I recently signed on to attend a series of four lectures on Women of the Old Testament, given in our parish hall. Many people are not aware of Hagar, who is perhaps one of the most significant women in religious history, whose legacy has survived even unto today.
Chapter 16 of Genesis tells us, first of all, that Abraham’s wife, Sarah, who was approaching old age, had borne no children. In that day, it was considered a punishment by God for a woman to be barren. Sarah had endured this humiliation for her entire adult life.
Sarah and Abraham Hosting Three Angels
She suggested to her husband that he should have sexual relations with Hagar, her Egyptian maidservant, so that they might have sons through her. Abraham agreed and, before long, Hagar became pregnant. Sarah noticed, however, that Hagar looked on her with disdain because of her barrenness. She abused her so badly verbally that Hagar ran away. During her flight, Hagar met a messenger of the Lord (he may have been a human being) who told her to go back to her mistress and submit to her abusive treatment.

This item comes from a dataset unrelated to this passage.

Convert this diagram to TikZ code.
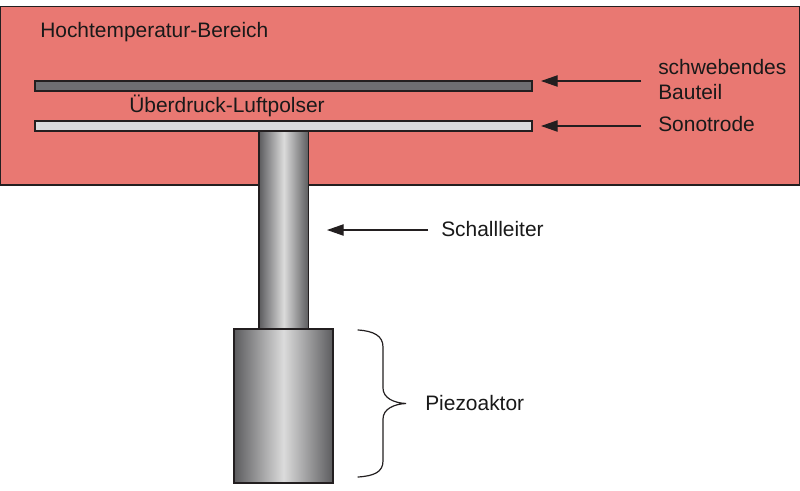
\documentclass[tikz,border=0pt]{standalone}
\usepackage{fontspec}
\setmainfont{Liberation Sans}
\usetikzlibrary{arrows.meta}
\definecolor{hotred}{HTML}{E97872}
\definecolor{barDark}{HTML}{6E6E72}
\definecolor{barLight}{HTML}{DADBDD}
\definecolor{inkline}{HTML}{231F20}
\pgfdeclarehorizontalshading{metalshade}{100bp}{
  rgb(0bp)=(0.36,0.36,0.37);
  rgb(25bp)=(0.36,0.36,0.37);
  rgb(50bp)=(0.86,0.86,0.86);
  rgb(75bp)=(0.36,0.36,0.37);
  rgb(100bp)=(0.36,0.36,0.37)}
\tikzset{
  outline/.style={draw=inkline,line width=1.1pt},
  metal/.style={outline,shade,shading=metalshade},
  label/.style={anchor=base west,inner sep=0pt,text=black!90,font=\fontsize{15.7pt}{18pt}\selectfont},
  pointer/.style={draw=inkline,line width=0.9pt,-{Triangle[length=12.5pt,width=8.5pt]}},
  bracepath/.style={draw=inkline,line width=0.9pt,line cap=round}
}
\begin{document}
\begin{tikzpicture}[x=0.75pt,y=-0.75pt]
\useasboundingbox (0,0) rectangle (800,490);
\fill[white] (0,0) rectangle (800,490);
\draw[outline,fill=hotred] (0.5,6.5) rectangle (799.5,185);
\draw[metal] (259,131) rectangle (308.5,329);
\draw[outline,fill=barDark] (35,81) rectangle (532,91);
\draw[outline,fill=barLight] (35,121) rectangle (532,131);
\draw[metal] (234,329) rectangle (333,483);
\node[label] (hot) at (40,37) {Hochtemperatur-Bereich};
\node[label] (cushion) at (129,112) {Überdruck-Luftpolser};
\node[label] (part1) at (658,74) {schwebendes};
\node[label] (part2) at (658,99.5) {Bauteil};
\node[label] (sono) at (658,131.5) {Sonotrode};
\node[label] (cond) at (441,236) {Schallleiter};
\node[label] (piezo) at (425,410) {Piezoaktor};
\coordinate (partFrom) at (641,81);
\coordinate (partTo) at (541,81);
\coordinate (sonoFrom) at (641,126);
\coordinate (sonoTo) at (541,126);
\coordinate (condFrom) at (428,230);
\coordinate (condTo) at (327,230);
\draw[pointer] (partFrom) -- (partTo);
\draw[pointer] (sonoFrom) -- (sonoTo);
\draw[pointer] (condFrom) -- (condTo);
\draw[bracepath] (358,330) .. controls (374,331) and (383,336) .. (383,347)
  -- (383,388) .. controls (383,398) and (394,403) .. (406,403.5)
  .. controls (394,404) and (383,409) .. (383,419)
  -- (383,461) .. controls (383,472) and (374,476) .. (358,477);
\end{tikzpicture}
\end{document}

The messenger then revealed to her that God would make her descendents so numerous that there would be too many to count. He said that she would have a son whom she should name Ishmael, and that Ishmael would raise his hand against everyone and everyone would raise a hand against him.
According to the Bible, Abraham was 86 years old when Hagar bore him a son and he did, indeed, name him Ishmael. Previously (in Chapter 15), the word of the Lord had come to Abraham that he would have descendents that would be as numerous as the stars in the sky. This was confirmed when three men visited their home and one prophesied that when they would return in a year’s time, Sarah would have a son. Because of her old age, Sarah laughed at the prophecy.
God fulfilled his promise, and Abraham named his son Isaac. We know that the Hebrew word for laughter is “Isaac.” Sarah’s laughter had turned to joy.
Hagar in the Desert
When Sarah noticed that the two boys played together happily, she became disturbed. She told Abraham to get rid of Hagar and Ishmael. She did not want Ishmael to share in their inheritance. God told Abraham to listen to Sarah’s wishes, and added that he would make a great nation of Ishmael also. Abraham was greatly distressed, and rose early to prepare some bread and a skin of water for Hagar to take on her long journey through the desert. Hagar became despondent when the food and water ran out, but a messenger of God appeared to her and told her “Don’t be afraid.” He repeated that God would make of Ishmael a great nation. Hagar then spotted a well of water, and filled the skin which she shared with Ishmael. He grew up in the wilderness and became an expert bowman.
We can learn much from this fascinating tale. First of all, in today’s world, any messenger of God would not tell Hagar to submit to the abusive treatment of her mistress. Abuse is not tolerated in religious groups nor in society as a whole. We are becoming more aware of this offense through social media where women openly tell their stories of why they left or why they stayed.
When we hear that Abraham was 86 years old when Ishmael was born, we must remember that age numbers in the Bible indicate only that a person is old, not a specific age. Throughout the Bible, we will note these wholesale use of large numbers, which cannot be taken at face value.
It is not difficult to detect that Abraham’s numerous descendents through Isaac are the people of Israel, and likewise, the great nation that was prophesied to Hagar is Palestine, the home of Arabs, the descendents of Ishmael. Even today, the fight goes on. The enmity between Sarah and Hagar still exists in the crisis in Israel and Palestine. There seems to be no solution.
And yes, God does speak to us today, as he spoke to Abraham and Sarah and Hagar, if we only listen in the silence of our hearts. The right thing to do will always be felt in our inner being.